* THE PROBLEM: Copy the material that follows word for word and omit its pictures.

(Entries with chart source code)
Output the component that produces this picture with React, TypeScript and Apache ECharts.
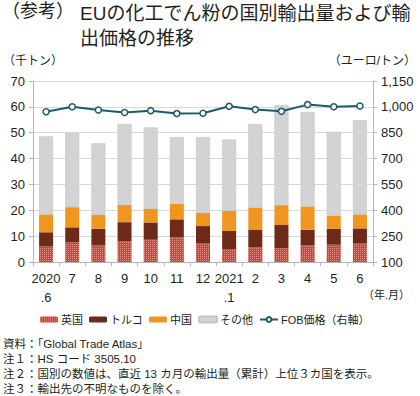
import React, { useEffect, useRef } from "react";
import * as echarts from "echarts";

const categories = ["2020\n.6", "7", "8", "9", "10", "11", "12", "2021\n.1", "2", "3", "4", "5", "6"];
// thousand tonnes
const ukValues = [6.0, 7.6, 6.6, 8.0, 8.6, 9.5, 7.1, 4.8, 5.7, 5.4, 6.4, 6.7, 7.1];
const turkeyValues = [5.5, 5.8, 6.3, 7.4, 6.7, 7.0, 6.8, 7.2, 6.9, 8.9, 6.1, 6.2, 5.9];
const chinaValues = [6.9, 7.8, 5.4, 6.7, 5.3, 6.0, 5.1, 7.8, 8.5, 7.7, 9.0, 5.0, 5.4];
const otherValues = [30.2, 28.7, 27.6, 31.3, 31.4, 25.8, 29.3, 27.6, 32.3, 38.7, 36.5, 32.4, 36.4];
// euro / tonne
const fobValues = [972, 1001, 982, 967, 978, 961, 963, 1003, 984, 974, 1013, 1001, 1005];

const leftTicks = { min: 0, max: 70, interval: 10 };
const rightTicks = { min: 100, max: 1150, interval: 150 };

const FONT = "'Liberation Sans', 'Noto Sans CJK JP', sans-serif";
const TXT = "#231f20";

export default function App() {
  const ref = useRef<HTMLDivElement>(null);
  useEffect(() => {
    document.body.style.margin = "0";
    const chart = echarts.init(ref.current!, null, { renderer: "svg" });
    const barBase = { type: "bar", stack: "total", barWidth: 14 };
    chart.setOption({
      animation: false,
      textStyle: { fontFamily: FONT },
      grid: { left: 33, right: 47, top: 81, bottom: 134 },
      legend: {
        left: 40,
        top: 314,
        width: 379,
        itemWidth: 18,
        itemHeight: 6,
        itemGap: 6,
        padding: 0,
        textStyle: { fontSize: 11, color: TXT, fontFamily: FONT, padding: [0, 0, 0, -2] },
        data: ["英国", "トルコ", "中国", "その他", "FOB価格（右軸）"],
      },
      xAxis: {
        type: "category",
        data: categories,
        boundaryGap: true,
        axisLine: { lineStyle: { color: "#b5b5b5" } },
        axisTick: { show: true, alignWithLabel: false, lineStyle: { color: "#b5b5b5" }, length: 4 },
        axisLabel: { color: TXT, fontSize: 13, lineHeight: 19, margin: 7, interval: 0 },
      },
      yAxis: [
        {
          type: "value",
          ...leftTicks,
          axisLine: { show: true, lineStyle: { color: "#b5b5b5" } },
          axisTick: { show: true, length: 4, lineStyle: { color: "#b5b5b5" } },
          splitLine: { lineStyle: { color: "#d9d9d9" } },
          axisLabel: { color: TXT, fontSize: 13, margin: 8 },
        },
        {
          type: "value",
          ...rightTicks,
          position: "right",
          axisLine: { show: true, lineStyle: { color: "#b5b5b5" } },
          axisTick: { show: true, length: 4, lineStyle: { color: "#b5b5b5" } },
          splitLine: { show: false },
          axisLabel: {
            color: TXT,
            fontSize: 13,
            margin: 8,
            formatter: (v: number) => v.toLocaleString("en-US"),
          },
        },
      ],
      series: [
        {
          ...barBase,
          name: "英国",
          data: ukValues,
          itemStyle: {
            color: "#c9463a",
            decal: {
              symbol: "rect",
              symbolSize: 1,
              dashArrayX: [1, 1],
              dashArrayY: [1, 1],
              color: "rgba(255,190,175,0.6)",
              rotation: 0,
            },
          },
        },
        { ...barBase, name: "トルコ", data: turkeyValues, itemStyle: { color: "#6d2a18" } },
        { ...barBase, name: "中国", data: chinaValues, itemStyle: { color: "#f0961f" } },
        {
          ...barBase,
          name: "その他",
          data: otherValues,
          itemStyle: { color: "#d3d3d3", borderColor: "#c4c4c4", borderWidth: 0.6 },
        },
        {
          type: "line",
          name: "FOB価格（右軸）",
          yAxisIndex: 1,
          data: fobValues,
          symbol: "circle",
          symbolSize: 6,
          lineStyle: { color: "#1e5a68", width: 2 },
          itemStyle: { color: "#ffffff", borderColor: "#1e5a68", borderWidth: 1.5 },
          z: 5,
        },
      ],
      graphic: [
        { type: "text", left: 2, top: 2, style: { text: "（参考）", fontSize: 18, fill: TXT, fontFamily: FONT } },
        {
          type: "text",
          left: 80,
          top: 1,
          style: {
            text: "EUの化工でん粉の国別輸出量および輸\n出価格の推移",
            fontSize: 19,
            lineHeight: 25,
            fill: TXT,
            fontFamily: FONT,
          },
        },
        { type: "text", left: 3, top: 55, style: { text: "（千トン）", fontSize: 12, fill: TXT, fontFamily: FONT } },
        { type: "text", right: 4, top: 55, style: { text: "（ユーロ/トン）", fontSize: 12, fill: TXT, fontFamily: FONT } },
        { type: "text", left: 363, top: 289, style: { text: "（年.月）", fontSize: 11, fill: TXT, fontFamily: FONT } },
        {
          type: "text",
          left: 3,
          top: 336,
          style: {
            text:
              "資料：「Global Trade Atlas」\n注１：HS コード 3505.10\n注２：国別の数値は、直近 13 カ月の輸出量（累計）上位３カ国を表示。\n注３：輸出先の不明なものを除く。",
            fontSize: 11.5,
            lineHeight: 15,
            fill: TXT,
            fontFamily: FONT,
          },
        },
      ],
    });
    return () => chart.dispose();
  }, []);
  return <div ref={ref} style={{ position: "absolute", left: 0, top: 0, width: 420, height: 396 }} />;
}
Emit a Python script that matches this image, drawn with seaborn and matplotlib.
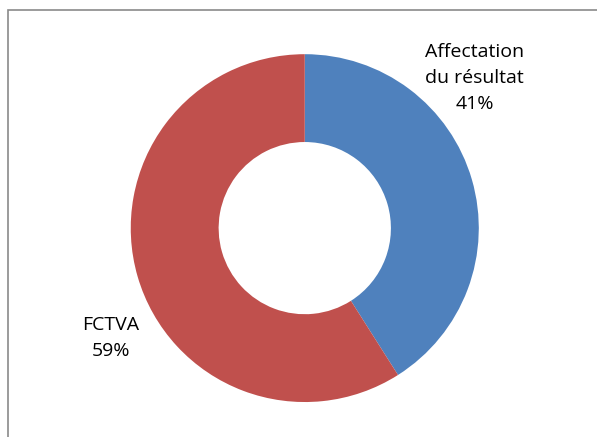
import matplotlib.pyplot as plt
import seaborn as sns
from matplotlib.patches import Rectangle

# data
labels = ["Affectation\ndu résultat", "FCTVA"]
values = [41, 59]
colors = ["#4F81BD", "#C0504D"]

# theme
sns.set_theme(style="white")
plt.rcParams["font.family"] = ["Open Sans", "DejaVu Sans"]

fig = plt.figure(figsize=(5.97, 4.37), dpi=100)
ax = fig.add_axes([0.219, 0.080, 0.583, 0.796])

wedges, _ = ax.pie(values, colors=colors, startangle=90, counterclock=False,
                   radius=1.0, wedgeprops=dict(width=0.505, edgecolor="white", linewidth=0))
ax.set_xlim(-1, 1)
ax.set_ylim(-1, 1)
ax.set_aspect("auto")
ax.axis("off")

# data labels
label_pos = [(0.977, 0.862), (-1.115, -0.63)]
total = sum(values)
for lab, val, (x, y) in zip(labels, values, label_pos):
    ax.text(x, y, f"{lab}\n{round(100 * val / total)}%", ha="center", va="center",
            fontsize=14, color="black", linespacing=1.55)

# chart border
fig.patches.append(Rectangle((8 / 597, -0.1), 1.2, 0.977 + 0.1, transform=fig.transFigure,
                             fill=False, edgecolor="#8a8a8a", linewidth=1.2))

fig.savefig("out.png", dpi=100)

* WRITTEN ANSWER:
Output the component that produces this picture with React, TypeScript and Apache ECharts.
import React, { useEffect, useRef } from "react";
import * as echarts from "echarts";

const categories = ["2020\n.6", "7", "8", "9", "10", "11", "12", "2021\n.1", "2", "3", "4", "5", "6"];
// thousand tonnes
const ukValues = [6.0, 7.6, 6.6, 8.0, 8.6, 9.5, 7.1, 4.8, 5.7, 5.4, 6.4, 6.7, 7.1];
const turkeyValues = [5.5, 5.8, 6.3, 7.4, 6.7, 7.0, 6.8, 7.2, 6.9, 8.9, 6.1, 6.2, 5.9];
const chinaValues = [6.9, 7.8, 5.4, 6.7, 5.3, 6.0, 5.1, 7.8, 8.5, 7.7, 9.0, 5.0, 5.4];
const otherValues = [30.2, 28.7, 27.6, 31.3, 31.4, 25.8, 29.3, 27.6, 32.3, 38.7, 36.5, 32.4, 36.4];
// euro / tonne
const fobValues = [972, 1001, 982, 967, 978, 961, 963, 1003, 984, 974, 1013, 1001, 1005];

const leftTicks = { min: 0, max: 70, interval: 10 };
const rightTicks = { min: 100, max: 1150, interval: 150 };

const FONT = "'Liberation Sans', 'Noto Sans CJK JP', sans-serif";
const TXT = "#231f20";

export default function App() {
  const ref = useRef<HTMLDivElement>(null);
  useEffect(() => {
    document.body.style.margin = "0";
    const chart = echarts.init(ref.current!, null, { renderer: "svg" });
    const barBase = { type: "bar", stack: "total", barWidth: 14 };
    chart.setOption({
      animation: false,
      textStyle: { fontFamily: FONT },
      grid: { left: 33, right: 47, top: 81, bottom: 134 },
      legend: {
        left: 40,
        top: 314,
        width: 379,
        itemWidth: 18,
        itemHeight: 6,
        itemGap: 6,
        padding: 0,
        textStyle: { fontSize: 11, color: TXT, fontFamily: FONT, padding: [0, 0, 0, -2] },
        data: ["英国", "トルコ", "中国", "その他", "FOB価格（右軸）"],
      },
      xAxis: {
        type: "category",
        data: categories,
        boundaryGap: true,
        axisLine: { lineStyle: { color: "#b5b5b5" } },
        axisTick: { show: true, alignWithLabel: false, lineStyle: { color: "#b5b5b5" }, length: 4 },
        axisLabel: { color: TXT, fontSize: 13, lineHeight: 19, margin: 7, interval: 0 },
      },
      yAxis: [
        {
          type: "value",
          ...leftTicks,
          axisLine: { show: true, lineStyle: { color: "#b5b5b5" } },
          axisTick: { show: true, length: 4, lineStyle: { color: "#b5b5b5" } },
          splitLine: { lineStyle: { color: "#d9d9d9" } },
          axisLabel: { color: TXT, fontSize: 13, margin: 8 },
        },
        {
          type: "value",
          ...rightTicks,
          position: "right",
          axisLine: { show: true, lineStyle: { color: "#b5b5b5" } },
          axisTick: { show: true, length: 4, lineStyle: { color: "#b5b5b5" } },
          splitLine: { show: false },
          axisLabel: {
            color: TXT,
            fontSize: 13,
            margin: 8,
            formatter: (v: number) => v.toLocaleString("en-US"),
          },
        },
      ],
      series: [
        {
          ...barBase,
          name: "英国",
          data: ukValues,
          itemStyle: {
            color: "#c9463a",
            decal: {
              symbol: "rect",
              symbolSize: 1,
              dashArrayX: [1, 1],
              dashArrayY: [1, 1],
              color: "rgba(255,190,175,0.6)",
              rotation: 0,
            },
          },
        },
        { ...barBase, name: "トルコ", data: turkeyValues, itemStyle: { color: "#6d2a18" } },
        { ...barBase, name: "中国", data: chinaValues, itemStyle: { color: "#f0961f" } },
        {
          ...barBase,
          name: "その他",
          data: otherValues,
          itemStyle: { color: "#d3d3d3", borderColor: "#c4c4c4", borderWidth: 0.6 },
        },
        {
          type: "line",
          name: "FOB価格（右軸）",
          yAxisIndex: 1,
          data: fobValues,
          symbol: "circle",
          symbolSize: 6,
          lineStyle: { color: "#1e5a68", width: 2 },
          itemStyle: { color: "#ffffff", borderColor: "#1e5a68", borderWidth: 1.5 },
          z: 5,
        },
      ],
      graphic: [
        { type: "text", left: 2, top: 2, style: { text: "（参考）", fontSize: 18, fill: TXT, fontFamily: FONT } },
        {
          type: "text",
          left: 80,
          top: 1,
          style: {
            text: "EUの化工でん粉の国別輸出量および輸\n出価格の推移",
            fontSize: 19,
            lineHeight: 25,
            fill: TXT,
            fontFamily: FONT,
          },
        },
        { type: "text", left: 3, top: 55, style: { text: "（千トン）", fontSize: 12, fill: TXT, fontFamily: FONT } },
        { type: "text", right: 4, top: 55, style: { text: "（ユーロ/トン）", fontSize: 12, fill: TXT, fontFamily: FONT } },
        { type: "text", left: 363, top: 289, style: { text: "（年.月）", fontSize: 11, fill: TXT, fontFamily: FONT } },
        {
          type: "text",
          left: 3,
          top: 336,
          style: {
            text:
              "資料：「Global Trade Atlas」\n注１：HS コード 3505.10\n注２：国別の数値は、直近 13 カ月の輸出量（累計）上位３カ国を表示。\n注３：輸出先の不明なものを除く。",
            fontSize: 11.5,
            lineHeight: 15,
            fill: TXT,
            fontFamily: FONT,
          },
        },
      ],
    });
    return () => chart.dispose();
  }, []);
  return <div ref={ref} style={{ position: "absolute", left: 0, top: 0, width: 420, height: 396 }} />;
}
Emit a Python script that matches this image, drawn with seaborn and matplotlib.
import matplotlib.pyplot as plt
import seaborn as sns
from matplotlib.patches import Rectangle

# data
labels = ["Affectation\ndu résultat", "FCTVA"]
values = [41, 59]
colors = ["#4F81BD", "#C0504D"]

# theme
sns.set_theme(style="white")
plt.rcParams["font.family"] = ["Open Sans", "DejaVu Sans"]

fig = plt.figure(figsize=(5.97, 4.37), dpi=100)
ax = fig.add_axes([0.219, 0.080, 0.583, 0.796])

wedges, _ = ax.pie(values, colors=colors, startangle=90, counterclock=False,
                   radius=1.0, wedgeprops=dict(width=0.505, edgecolor="white", linewidth=0))
ax.set_xlim(-1, 1)
ax.set_ylim(-1, 1)
ax.set_aspect("auto")
ax.axis("off")

# data labels
label_pos = [(0.977, 0.862), (-1.115, -0.63)]
total = sum(values)
for lab, val, (x, y) in zip(labels, values, label_pos):
    ax.text(x, y, f"{lab}\n{round(100 * val / total)}%", ha="center", va="center",
            fontsize=14, color="black", linespacing=1.55)

# chart border
fig.patches.append(Rectangle((8 / 597, -0.1), 1.2, 0.977 + 0.1, transform=fig.transFigure,
                             fill=False, edgecolor="#8a8a8a", linewidth=1.2))

fig.savefig("out.png", dpi=100)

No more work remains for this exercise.